I like being the guy who says, “Sure, I’ll help!” I love providing great service to people, and I really don’t like to let people down. So I used to say yes…a lot. Every open moment on my calendar basically became first come/first served. Wanna grab coffee? SURE! Need a volunteer at Church? I’m your guy! A coach for soccer? I don’t know the first thing about soccer, but why not!

And, oh yeah, I also had a business and a family that both wanted my attention, too.

Along the way I discovered something about myself: I need a lot of down/free time in order to maintain high levels of creativity, energy, and focus. I was not born with an unlimited supply of these items and when my calendar is packed full, they get (and stay) depleted quickly.

I suspect you were not born with unlimited amounts of creativity, energy, and focus either.

You Must Learn How To Say No

You don’t just have to learn how to say no, you have to learn how to say no with confidence. It’s the #1 way to control the flow of your life. It’s like having a magic doorway that YOU control, and it only grants entry to the people, tasks, events, and opportunities that are truly the best use of your time.

Last week I shared how to double your free time to do more of the things you really want to do. I also promised I’d share my thoughts this week on how to say no. So here you go:

 

1. Block your calendar.
Look at your upcoming week or month and block every spare minute on your calendar. This is counter-intuitive because you’re thinking, “That time is really open.” But it’s not. Until someone takes it, ALL of it belongs to you.

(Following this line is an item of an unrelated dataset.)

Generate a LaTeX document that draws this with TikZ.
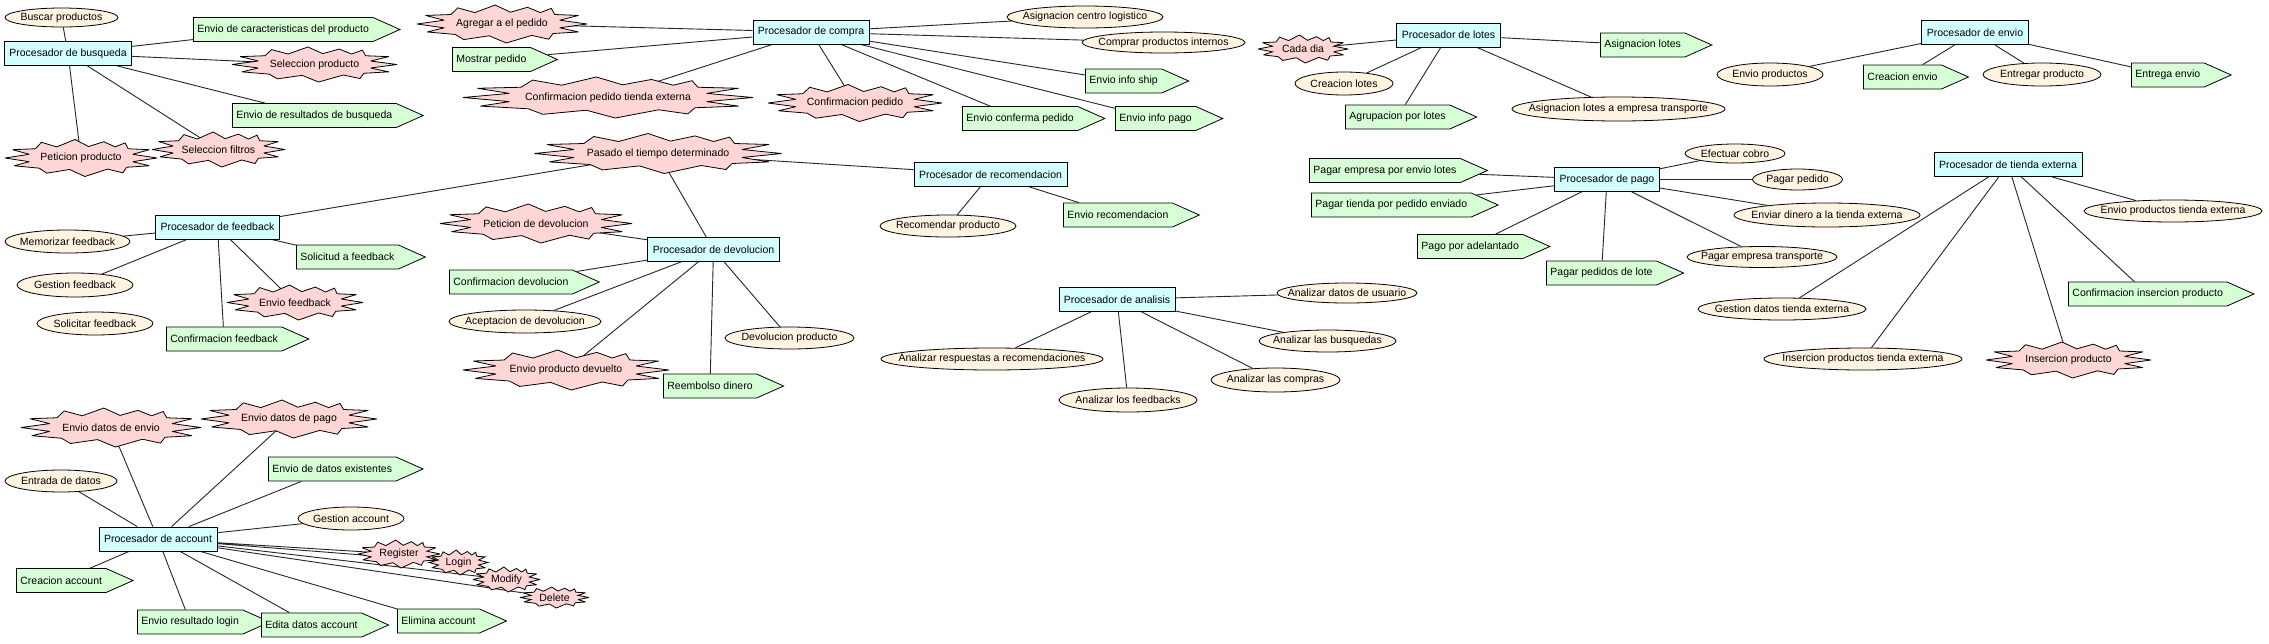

If you do this — and you believe that you OWN all of your open time — when someone asks for some of it, you’ll think more carefully about it. Now you’ll be giving up YOUR time instead of just booking time on an empty calendar.

You can plan specific things to work on during your time or you can just block it with no label whatsoever. Entirely up to you and how you work best.

 

2. Consult your calendar first, every time.

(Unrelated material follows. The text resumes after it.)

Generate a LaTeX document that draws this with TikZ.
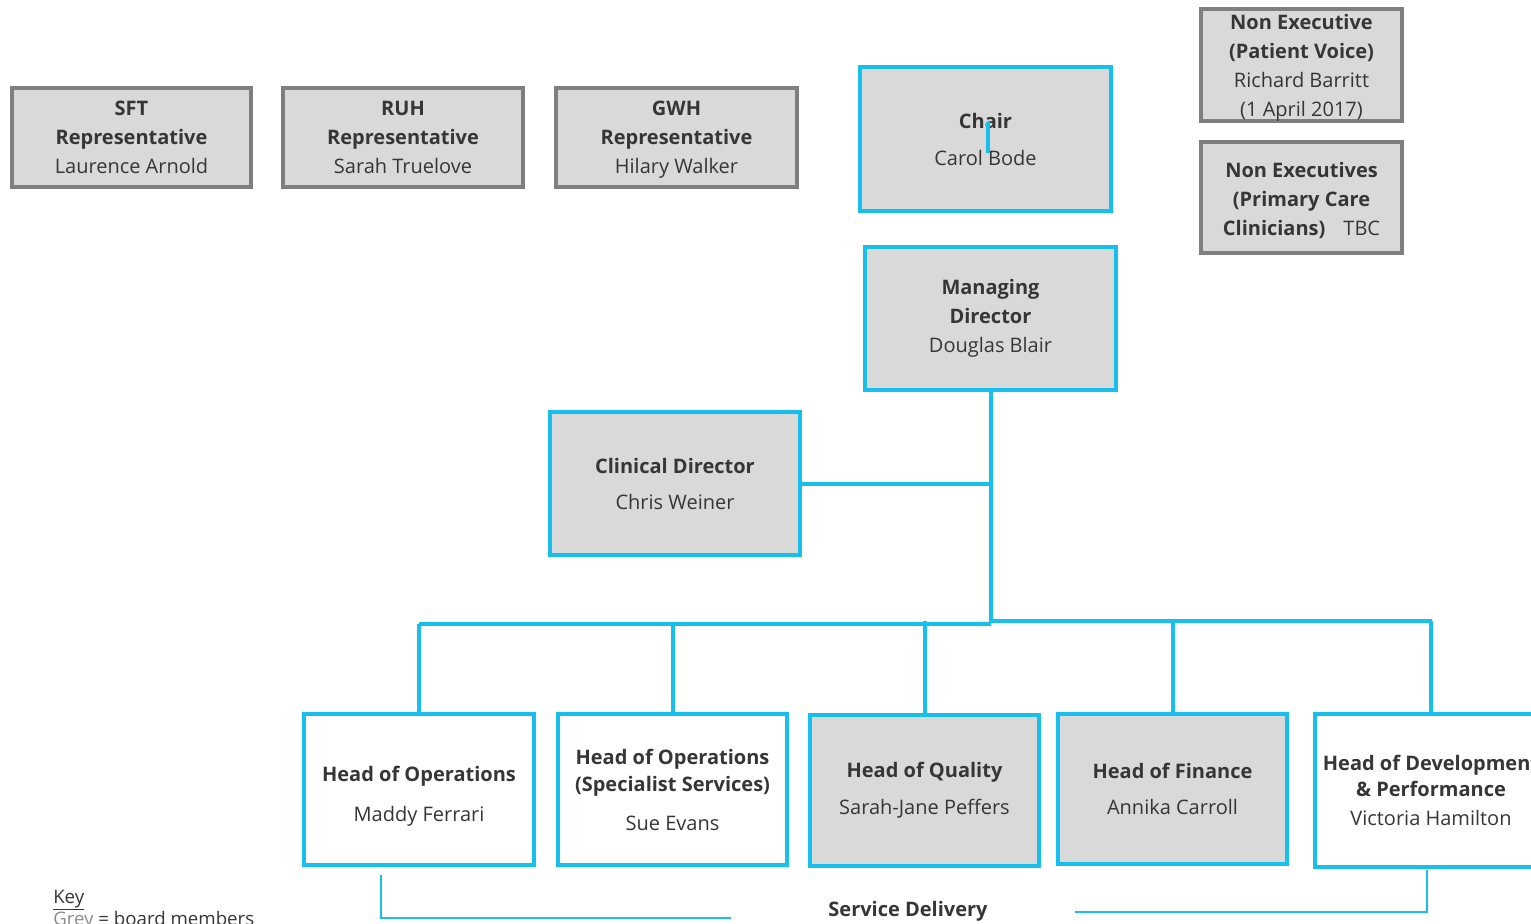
\documentclass[tikz,border=0pt]{standalone}
\usepackage{fontspec}
\setmainfont{Open Sans}
\definecolor{cy}{HTML}{17BFEF}
\definecolor{gedge}{HTML}{7F7F7F}
\definecolor{bfill}{HTML}{D9D9D9}
\definecolor{txt}{HTML}{363636}
\definecolor{keygrey}{HTML}{8C8C8C}
\newcommand\hd[1]{\textbf{#1}}
\tikzset{
  basebox/.style={line width=3pt, inner sep=0pt, align=center, text=txt,
    font=\fontsize{15}{21.75}\selectfont},
  gbox/.style={basebox, draw=gedge, fill=bfill},
  cgbox/.style={basebox, draw=cy, fill=bfill},
  cwbox/.style={basebox, draw=cy, fill=white},
  conn/.style={draw=cy, line width=3pt},
  thinconn/.style={draw=cy, line width=1.5pt},
  plain/.style={text=txt, inner sep=0pt, align=center, font=\fontsize{15}{21.75}\selectfont},
}
\begin{document}
\begin{tikzpicture}[x=0.75pt, y=-0.75pt]
\clip (0,0) rectangle (1531,924);
\fill[white] (0,0) rectangle (1531,924);

% top row grey representatives
\node[gbox, minimum width={239*0.75pt}, minimum height={99*0.75pt}] (sft) at (131.5,137.5) {};
\node[plain] (sftt) at (131.5,142) {\hd{SFT}\\\hd{Representative}\\Laurence Arnold\strut};
\node[gbox, minimum width={240*0.75pt}, minimum height={99*0.75pt}] (ruh) at (403,137.5) {};
\node[plain] (ruht) at (403,142) {\hd{RUH}\\\hd{Representative}\\Sarah Truelove\strut};
\node[gbox, minimum width={241*0.75pt}, minimum height={99*0.75pt}] (gwh) at (676.5,137.5) {};
\node[plain] (gwht) at (676.5,142) {\hd{GWH}\\\hd{Representative}\\Hilary Walker\strut};

% chair
\node[cgbox, minimum width={251*0.75pt}, minimum height={144*0.75pt}] (chair) at (985.5,139)
  {\hd{Chair}\\[6pt]Carol Bode};
\draw[draw=cy, line width=2.4pt] (988,122) -- (988,153);

% non executives
\node[gbox, minimum width={201*0.75pt}, minimum height={112*0.75pt}] (pv) at (1301.5,65) {};
\node[plain] (pvt) at (1301.5,68)
  {\hd{Non Executive}\\\hd{(Patient Voice)}\\Richard Barritt\\(1 April 2017)};
\node[gbox, minimum width={201*0.75pt}, minimum height={111*0.75pt}] (pc) at (1301.5,197.5) {};
\node[plain] (pct) at (1301.5,200)
  {\hd{Non Executives}\\\hd{(Primary Care}\\\hd{Clinicians)}\hspace{0.9em}TBC};

% managing director
\node[cgbox, minimum width={251*0.75pt}, minimum height={143*0.75pt}] (md) at (990.5,318.5)
  {\hd{Managing}\\\hd{Director}\\Douglas Blair};

% clinical director
\node[cgbox, minimum width={250*0.75pt}, minimum height={143*0.75pt}] (cd) at (675,483.5)
  {\hd{Clinical Director}\\[5.25pt]Chris Weiner};

% bottom row
\node[cwbox, minimum width={230*0.75pt}, minimum height={151*0.75pt}] (hoo) at (419,789.5) {};
\node[plain] (hoot) at (419,796) {\hd{Head of Operations}\\[8pt]Maddy Ferrari};
\node[cwbox, minimum width={229*0.75pt}, minimum height={151*0.75pt}] (hoos) at (672.5,789.5)
  {\hd{Head of Operations}\\[-1.5pt]\hd{(Specialist Services)}\\[7.5pt]Sue Evans};
\node[cgbox, minimum width={229*0.75pt}, minimum height={151*0.75pt}] (hoq) at (924.5,790.5)
  {\hd{Head of Quality}\\[6pt]Sarah-Jane Peffers};
\node[cgbox, minimum width={229*0.75pt}, minimum height={150*0.75pt}] (hof) at (1172.5,789)
  {\hd{Head of Finance}\\[5.25pt]Annika Carroll};
\node[cwbox, minimum width={232*0.75pt}, minimum height={153*0.75pt}] (hod) at (1431,790)
  {\hd{Head of Development}\\[-2.25pt]\hd{\& Performance}\\Victoria Hamilton};

% connectors
\coordinate (junc) at (991,622);
\coordinate (busL) at (419,624);
\coordinate (busR) at (1432,621);
\draw[conn] (md.south) -- (md.south |- junc);
\draw[conn] (cd.east) -- (cd.east -| md.south);
\draw[conn] (busL) -- (busL -| md.south);
\draw[conn] (busR -| md.south) -- (busR);
\draw[conn] (hoo.north) -- (hoo.north |- busL);
\draw[conn] (hoos.north) -- (hoos.north |- busL);
\draw[conn] (hoq.north) -- (hoq.north |- busR);
\draw[conn] (hof.north) -- (hof.north |- busR);
\draw[conn] (hod.north) -- (hod.north |- busR);

% service delivery bracket
\coordinate (sdL1) at (381,875);
\coordinate (sdL2) at (381,918);
\coordinate (sdL3) at (731,918);
\coordinate (sdR1) at (1427,870);
\coordinate (sdR2) at (1427,912);
\coordinate (sdR3) at (1075,912);
\draw[thinconn] (sdL1) -- (sdL2) -- (sdL3);
\draw[thinconn] (sdR1) -- (sdR2) -- (sdR3);
\node[plain, font=\fontsize{15}{21.75}\selectfont\bfseries] (sd) at (908,911) {Service Delivery};

% key
\node[plain, anchor=west, font=\fontsize{14}{18}\selectfont] (key) at (53,900) {\underline{Key}};
\node[plain, anchor=west, font=\fontsize{14}{18}\selectfont] (keygrey) at (53,922)
  {\textcolor{keygrey}{\underline{Grey}} = board members};
\end{tikzpicture}
\end{document}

If you have blocked your time effectively, your calendar becomes your protector. When your time is already spoken for, you can honestly and confidently say “I don’t have time right now”. You might also find yourself taking on less — which is NOT a bad thing — because you’ll start to realize how little time you really have to be amazing at what you do. And you’ll start getting better and better at protecting your time from things that distract you from that.

 

3. Know what your Kind, Confident No sounds like.

The only way to know what your Kind, Confident No sounds like is to a) craft it and, b) practice it.

If you’re always prepared, you won’t default to saying yes when someone requests your time. You also won’t say “maybe”, which is really just a delayed no 99% of the time.

Time is the only excuse you need. Don’t waste time creating any other story. “I’m sorry, I don’t have the time to do that right now” works in every situation. If you feel like that’s too cold, you can throw in “But have a great time” or “I wish you the best” or “I’ll do the next one” (but only if you mean it).

Many requests you can turn down via email, but you will also have to say no face-to-face sometimes, which is way harder. It is extremely helpful if you’ve heard yourself say it out loud several times. Practice speaking your no until you can say it with confidence and kindness. I find the car is a great place to practice saying things out loud. It’s also a great place to sing Zach Brown Band songs at the top of your lungs.

 

 

By the way, the ONLY thing people ever request of you is your time. It doesn’t matter if they’re asking for a report, a product, a meeting, a quick phone call, a volunteer, a service, etc. You may be delivering these “things” to them, but what they’ve taken from you is your time. Every time. And you don’t get it back.

I hope these last two posts help you gain back some your precious time (and creativity and energy and focus). Let me know if they’ve helped, ok?